Spatializing the Benton room

Talking to my friend J today about finally seeing the Thomas Hart Benton murals at the Met on Monday, I was able to complete some thoughts which started forming there... though the complete thoughts take the form of questions. As I mentioned, you don't quite feel the closure of the murals in the current display, which - understandably - lets viewers flow through the room to other galleries. (I'd briefly hoped, when someone in one of their videos reminds us that the Met is a museum full of period rooms, that they might do that here too.)

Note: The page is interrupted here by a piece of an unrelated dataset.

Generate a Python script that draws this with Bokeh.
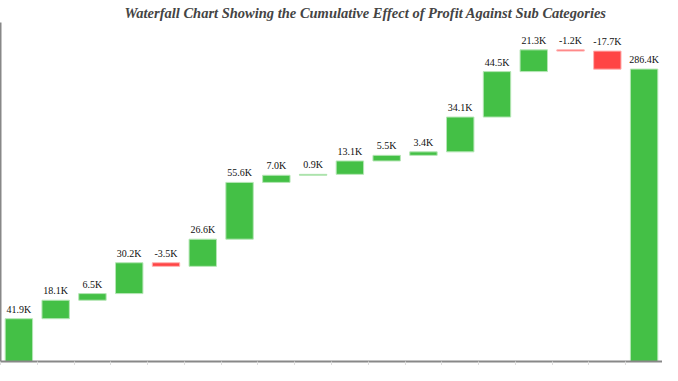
from bokeh.plotting import figure
from bokeh.models import Range1d, FixedTicker, ColumnDataSource, LinearAxis
from bokeh.embed import file_html
from bokeh.resources import INLINE
from bokeh.core.properties import value

categories = ["Accessories", "Appliances", "Art", "Binders", "Bookcases", "Chairs",
              "Copiers", "Envelopes", "Fasteners", "Furnishings", "Labels", "Machines",
              "Paper", "Phones", "Storage", "Supplies", "Tables", "Total"]
profit_k = [41.9, 18.1, 6.5, 30.2, -3.5, 26.6, 55.6, 7.0, 0.9, 13.1, 5.5, 3.4,
            34.1, 44.5, 21.3, -1.2, -17.7]
total_k = 286.4

GREEN = "#44c046"
GREEN_EDGE = "#b5e6b5"
RED = "#ff4545"
RED_EDGE = "#ffb3b3"

xs, bottoms, tops, colors, edges, labels, label_y = [], [], [], [], [], [], []
running = 0.0
for i, v in enumerate(profit_k):
    start = running
    running += v
    xs.append(i)
    bottoms.append(min(start, running))
    tops.append(max(start, running))
    colors.append(GREEN if v >= 0 else RED)
    edges.append(GREEN_EDGE if v >= 0 else RED_EDGE)
    labels.append(f"{v:.1f}K")
    label_y.append(max(start, running))
xs.append(len(profit_k))
bottoms.append(0)
tops.append(total_k)
colors.append(GREEN)
edges.append(GREEN_EDGE)
labels.append(f"{total_k:.1f}K")
label_y.append(total_k)

src = ColumnDataSource(dict(x=xs, bottom=bottoms, top=tops, color=colors, edge=edges,
                            label=labels, ly=label_y, cat=categories))

p = figure(width=662, height=365, output_backend="svg", toolbar_location=None,
           x_range=Range1d(-0.5, len(categories) - 0.5), y_range=Range1d(0, 332),
           x_axis_location=None, y_axis_location=None,
           title="Waterfall Chart Showing the Cumulative Effect of Profit Against Sub Categories")
p.min_border_left = 0
p.min_border_right = 0
p.min_border_top = 0
p.min_border_bottom = 0
p.outline_line_color = None
p.xgrid.visible = False
p.ygrid.visible = False
p.background_fill_color = "white"

p.title.text_font = "Liberation Serif"
p.title.text_font_style = "bold italic"
p.title.text_font_size = "14.5px"
p.title.align = "left"
p.title.offset = 124
p.title.standoff = 4

yax = LinearAxis(ticker=FixedTicker(ticks=[]))
yax.major_label_standoff = 0
yax.major_tick_out = 0
yax.minor_tick_out = 0
yax.axis_line_color = "#888888"
yax.axis_line_width = 2
p.add_layout(yax, "left")

xticks = [i + 0.5 for i in range(-1, len(categories))]
xax = LinearAxis(ticker=FixedTicker(ticks=xticks))
xax.major_label_overrides = {t: "" for t in xticks}
xax.major_label_text_font_size = "1px"
xax.major_label_standoff = 0
xax.major_tick_out = 4
xax.major_tick_in = 0
xax.major_tick_line_color = "#dddddd"
xax.minor_tick_out = 0
xax.axis_line_color = "#888888"
xax.axis_line_width = 2
p.add_layout(xax, "below")

p.vbar(x="x", bottom="bottom", top="top", width=0.745, fill_color="color",
       line_color="edge", line_width=1, source=src)
p.text(x="x", y="ly", text="label", source=src, text_align="center",
       text_baseline="bottom", y_offset=-4, text_font=value("Liberation Serif"),
       text_font_size="10px", text_color="#111111")

open("out.html", "w").write(file_html(p, INLINE))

But still, being able to get close to them and feel their energy, is huge. I felt for the first time how overpowering it must have been to see Benton's figures tensed, stretched, bent, reaching and dancing behind the heads of the people sitting across the original board room table from you! (I recall the effect of seeing people against its companion Orozco murals for reference.) Not to mention all the machines doing their turbocharged thing. Old photos from the day, being black and white,
don't prepare you for the explosive color. These wide-angle shots also don't give you any sense of just how small the room feels, when its walls are aquiver practically floor-to-ceiling with mural with special illumination coming from under a dark red ceiling, the presumably black doors shut. I told you I got the squeeze-like connection of the murals by holding my hands up to block the exits where the windows would have been, but now I wonder what work the windows performed in the
 
original space. We know the curtains were clear blue, but now I want to know what view they let in - or didn't - and so the questions begin. What did one see out the window, by day and - even more, since it was a night school - at night? Could it be one saw the skyline of lower Manhattan by day, its lights by night? If so, the electric charge exploding from the central "Instruments of Power" mural will have claimed that sparkling new landscape as it careened back into the room. And the big
city scenes on the wall facing the window would have been balanced and amplified by the city itself. Yes, amplified is the word. Energy will have been coursing around the room, not just (as in individual panels) up and down, into the depth and back. And those amazing 3-D aluminum lightning spurs, glancing along mural and window frames before shooting into the paintings... which, it turns out, are older than the specific content of Benton's murals! Without the distractions of its new home in the black-floored cloisters of the Met's American modernism galleries (BTW: is the wooden floor of 510 maybe still the original Benton room floor?!), I'm imagining the space in whole new ways. How do you see it?